«Les passions deviennent mauvaises et perfides lorsqu'on les
considère d'une façon mauvaise et perfide. C'est ainsi
que le christianisme a réussi à faire d'Éros et
d'Aphrodite - sublimes puissances capables d'idéalité
- des génies infernaux et des esprits trompeurs, en provoquant
dans la conscience des croyants les remords à chaque excitation
sexuelle. N'est-ce pas épouvantable de transformer des sensations
nécessaires et normales en une source de misère intérieure
et de rendre ainsi volontairement la misère intérieure
nécessaire et normale chez tout être humain ! De plus,
cette misère demeure secrète, mais elle n'en a que des
racines plus profondes : car tous n'ont pas comme Shakespeare dans ses
sonnets le courage d'avouer sur ce point leur mélancolie chrétienne.
- Une chose contre quoi l'on est forcé de lutter, que l'on doit
maintenir dans ses limites, ou même, dans certains cas, chasser
complètement de l'esprit, devra-t-elle donc toujours être
appelée mauvaise ? N'est-ce pas l'habitude des âmes
vulgaires de considérer toujours, un ennemi comme mauvais
? A-t-on le droit d'appeler Éros un ennemi ? Les sensations sexuelles,
tout comme les sensations de pitié et d'adoration, ont en commun
qu'en les éprouvant un être fait du bien à un autre
être par son plaisir - on ne rencontre déjà pas
tant de ces dispositions bienfaisantes dans la nature ! Et c'est justement
l'une d'elles que l'on calomnie et que l'on corrompt par la mauvaise
conscience ! La procréation de l'homme assimilée à
la mauvaise conscience ! - Mais cette diabolisation d'Éros a
fini par avoir un dénouement de comédie : le « démon
» Éros est devenu peu
à peu plus intéressant pour les hommes que les anges et
les saints, grâce aux cachotteries et aux allures mystérieuses
de l'Église dans toutes les choses érotiques : c'est grâce
à l'Église que les affaires d'amour devinrent le seul
intérêt véritable commun à tous les milieux,
- avec une exagération qui paraîtrait incompréhensible
à l'antiquité - et qui ne manquera pas un jour de provoquer
l'hilarité.
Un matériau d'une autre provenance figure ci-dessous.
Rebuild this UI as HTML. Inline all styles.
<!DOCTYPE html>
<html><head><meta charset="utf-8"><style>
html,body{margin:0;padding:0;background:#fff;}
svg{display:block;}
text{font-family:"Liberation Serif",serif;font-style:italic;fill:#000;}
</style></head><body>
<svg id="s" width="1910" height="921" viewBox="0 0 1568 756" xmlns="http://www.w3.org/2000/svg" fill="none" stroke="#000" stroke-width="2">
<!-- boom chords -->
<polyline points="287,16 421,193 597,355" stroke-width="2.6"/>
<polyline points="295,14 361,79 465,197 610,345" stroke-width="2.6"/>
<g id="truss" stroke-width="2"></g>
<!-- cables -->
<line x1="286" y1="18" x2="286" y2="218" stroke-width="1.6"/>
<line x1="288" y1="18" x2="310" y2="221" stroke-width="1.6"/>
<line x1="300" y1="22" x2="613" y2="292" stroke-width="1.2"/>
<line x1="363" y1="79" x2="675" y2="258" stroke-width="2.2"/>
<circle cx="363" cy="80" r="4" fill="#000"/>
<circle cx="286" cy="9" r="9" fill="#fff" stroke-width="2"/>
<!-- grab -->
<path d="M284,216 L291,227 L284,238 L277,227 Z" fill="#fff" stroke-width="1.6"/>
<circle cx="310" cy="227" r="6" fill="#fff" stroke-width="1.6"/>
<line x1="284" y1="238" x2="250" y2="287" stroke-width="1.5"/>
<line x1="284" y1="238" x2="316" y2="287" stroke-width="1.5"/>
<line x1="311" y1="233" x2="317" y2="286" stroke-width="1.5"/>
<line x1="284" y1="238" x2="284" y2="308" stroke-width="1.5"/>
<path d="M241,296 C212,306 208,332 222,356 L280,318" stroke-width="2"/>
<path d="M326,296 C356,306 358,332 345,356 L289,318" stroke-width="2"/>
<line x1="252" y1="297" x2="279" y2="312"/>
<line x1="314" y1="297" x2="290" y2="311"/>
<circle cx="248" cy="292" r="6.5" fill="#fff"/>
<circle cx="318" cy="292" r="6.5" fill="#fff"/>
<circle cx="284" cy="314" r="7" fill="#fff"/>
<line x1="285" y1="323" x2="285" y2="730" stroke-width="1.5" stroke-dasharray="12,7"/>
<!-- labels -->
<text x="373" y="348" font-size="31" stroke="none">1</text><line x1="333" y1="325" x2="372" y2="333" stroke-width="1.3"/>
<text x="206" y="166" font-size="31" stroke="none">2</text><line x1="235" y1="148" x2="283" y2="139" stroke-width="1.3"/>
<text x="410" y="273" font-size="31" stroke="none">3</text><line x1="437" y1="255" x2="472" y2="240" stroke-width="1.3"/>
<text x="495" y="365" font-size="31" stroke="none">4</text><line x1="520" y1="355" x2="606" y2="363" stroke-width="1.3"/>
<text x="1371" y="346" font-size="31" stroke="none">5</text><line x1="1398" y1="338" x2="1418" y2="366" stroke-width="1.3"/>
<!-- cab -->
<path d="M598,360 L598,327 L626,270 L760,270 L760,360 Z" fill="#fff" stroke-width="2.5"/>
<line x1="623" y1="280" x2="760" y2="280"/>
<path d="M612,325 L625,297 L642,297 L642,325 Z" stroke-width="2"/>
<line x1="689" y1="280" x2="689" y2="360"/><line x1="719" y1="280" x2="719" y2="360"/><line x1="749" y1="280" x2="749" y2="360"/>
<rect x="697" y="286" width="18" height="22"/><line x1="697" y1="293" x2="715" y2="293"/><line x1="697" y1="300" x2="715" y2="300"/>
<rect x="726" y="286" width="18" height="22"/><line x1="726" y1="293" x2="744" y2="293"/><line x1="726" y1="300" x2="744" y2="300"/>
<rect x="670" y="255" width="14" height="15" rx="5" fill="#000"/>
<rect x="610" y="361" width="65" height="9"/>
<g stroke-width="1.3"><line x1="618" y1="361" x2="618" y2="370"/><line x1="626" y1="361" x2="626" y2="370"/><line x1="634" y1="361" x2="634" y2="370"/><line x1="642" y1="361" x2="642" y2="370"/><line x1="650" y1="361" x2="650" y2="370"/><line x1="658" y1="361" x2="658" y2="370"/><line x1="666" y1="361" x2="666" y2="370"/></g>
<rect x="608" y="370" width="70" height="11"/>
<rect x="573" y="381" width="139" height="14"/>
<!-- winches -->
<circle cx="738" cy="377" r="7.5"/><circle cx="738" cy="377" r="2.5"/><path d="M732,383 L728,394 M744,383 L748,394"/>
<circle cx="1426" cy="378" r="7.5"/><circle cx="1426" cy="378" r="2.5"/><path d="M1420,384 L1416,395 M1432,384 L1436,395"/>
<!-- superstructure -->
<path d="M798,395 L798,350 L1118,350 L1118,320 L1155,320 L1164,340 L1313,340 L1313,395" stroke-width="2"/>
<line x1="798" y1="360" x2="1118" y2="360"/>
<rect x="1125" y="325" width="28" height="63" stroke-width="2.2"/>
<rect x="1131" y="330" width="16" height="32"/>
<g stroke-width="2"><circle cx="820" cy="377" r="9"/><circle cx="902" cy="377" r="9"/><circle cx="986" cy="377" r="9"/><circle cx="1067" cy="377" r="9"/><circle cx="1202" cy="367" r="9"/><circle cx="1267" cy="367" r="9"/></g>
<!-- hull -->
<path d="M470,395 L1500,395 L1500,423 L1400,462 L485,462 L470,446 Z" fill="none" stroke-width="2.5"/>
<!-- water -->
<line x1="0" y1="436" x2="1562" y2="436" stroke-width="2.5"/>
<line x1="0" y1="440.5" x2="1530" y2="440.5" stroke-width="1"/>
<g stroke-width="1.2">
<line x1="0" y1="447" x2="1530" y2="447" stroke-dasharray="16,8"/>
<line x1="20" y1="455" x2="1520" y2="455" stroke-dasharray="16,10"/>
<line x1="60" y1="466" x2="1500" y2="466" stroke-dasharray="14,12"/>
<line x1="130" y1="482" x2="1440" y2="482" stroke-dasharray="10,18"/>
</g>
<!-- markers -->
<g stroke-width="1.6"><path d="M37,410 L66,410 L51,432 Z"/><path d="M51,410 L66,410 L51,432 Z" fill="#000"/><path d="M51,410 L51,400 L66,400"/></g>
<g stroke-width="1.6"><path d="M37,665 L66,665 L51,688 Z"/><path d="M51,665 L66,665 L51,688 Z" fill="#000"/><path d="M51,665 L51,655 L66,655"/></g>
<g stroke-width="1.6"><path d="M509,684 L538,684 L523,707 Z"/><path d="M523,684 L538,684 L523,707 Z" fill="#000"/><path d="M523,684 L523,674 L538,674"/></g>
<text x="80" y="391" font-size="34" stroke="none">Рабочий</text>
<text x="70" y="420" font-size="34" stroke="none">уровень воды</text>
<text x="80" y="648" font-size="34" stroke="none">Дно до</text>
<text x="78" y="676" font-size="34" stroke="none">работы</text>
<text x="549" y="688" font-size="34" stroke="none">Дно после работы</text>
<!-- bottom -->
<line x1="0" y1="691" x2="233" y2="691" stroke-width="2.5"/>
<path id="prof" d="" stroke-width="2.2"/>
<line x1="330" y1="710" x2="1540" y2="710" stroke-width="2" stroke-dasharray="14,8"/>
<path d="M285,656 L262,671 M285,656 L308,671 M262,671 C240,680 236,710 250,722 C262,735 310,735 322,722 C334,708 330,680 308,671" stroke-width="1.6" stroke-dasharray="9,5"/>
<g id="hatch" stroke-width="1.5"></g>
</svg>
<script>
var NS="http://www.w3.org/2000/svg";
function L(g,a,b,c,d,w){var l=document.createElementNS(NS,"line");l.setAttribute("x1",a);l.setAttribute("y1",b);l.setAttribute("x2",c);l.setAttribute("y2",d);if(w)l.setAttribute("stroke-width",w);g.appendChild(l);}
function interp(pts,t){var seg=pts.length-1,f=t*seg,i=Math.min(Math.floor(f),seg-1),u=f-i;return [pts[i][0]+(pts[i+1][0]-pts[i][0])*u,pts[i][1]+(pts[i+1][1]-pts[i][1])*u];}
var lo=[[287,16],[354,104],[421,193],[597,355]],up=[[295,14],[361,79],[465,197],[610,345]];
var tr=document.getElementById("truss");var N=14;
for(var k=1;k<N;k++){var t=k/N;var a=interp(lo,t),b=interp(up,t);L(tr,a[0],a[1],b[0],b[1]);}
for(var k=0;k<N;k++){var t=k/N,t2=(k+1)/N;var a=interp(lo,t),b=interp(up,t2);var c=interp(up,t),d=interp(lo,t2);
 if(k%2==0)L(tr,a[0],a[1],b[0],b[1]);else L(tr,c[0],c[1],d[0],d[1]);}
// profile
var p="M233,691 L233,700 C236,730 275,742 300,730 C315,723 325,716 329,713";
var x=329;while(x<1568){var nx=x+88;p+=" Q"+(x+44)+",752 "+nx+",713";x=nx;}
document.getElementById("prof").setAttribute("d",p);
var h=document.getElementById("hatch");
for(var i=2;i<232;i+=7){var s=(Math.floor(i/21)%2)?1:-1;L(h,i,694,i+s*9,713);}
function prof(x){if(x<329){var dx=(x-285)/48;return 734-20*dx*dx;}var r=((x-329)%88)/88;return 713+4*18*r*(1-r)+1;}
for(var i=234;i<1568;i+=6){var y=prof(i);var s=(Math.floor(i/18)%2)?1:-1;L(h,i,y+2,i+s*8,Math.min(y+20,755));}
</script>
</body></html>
Toute notre poésie, toute notre pensée,
du plus élevé au plus bas est marquée et plus que
marquée par l'importance excessive avec laquelle l'histoire
d'amour entre en scène à titre d'histoire principale
: peut-être pour cette raison la postérité trouvera-t-elle
à tout l'héritage de la civilisation chrétienne
quelque-chose de mesquin et de fou.» (Aurore, Livre I, §
76, de Nietzsche)
Quand on dit à quelqu'un
qu'il est consciencieux, c'est un compliment qu'on lui fait. C'est parce
qu'il fait les choses comme sa conscience lui dicte. Être en accord
avec sa conscience, c'est avoir bonne conscience.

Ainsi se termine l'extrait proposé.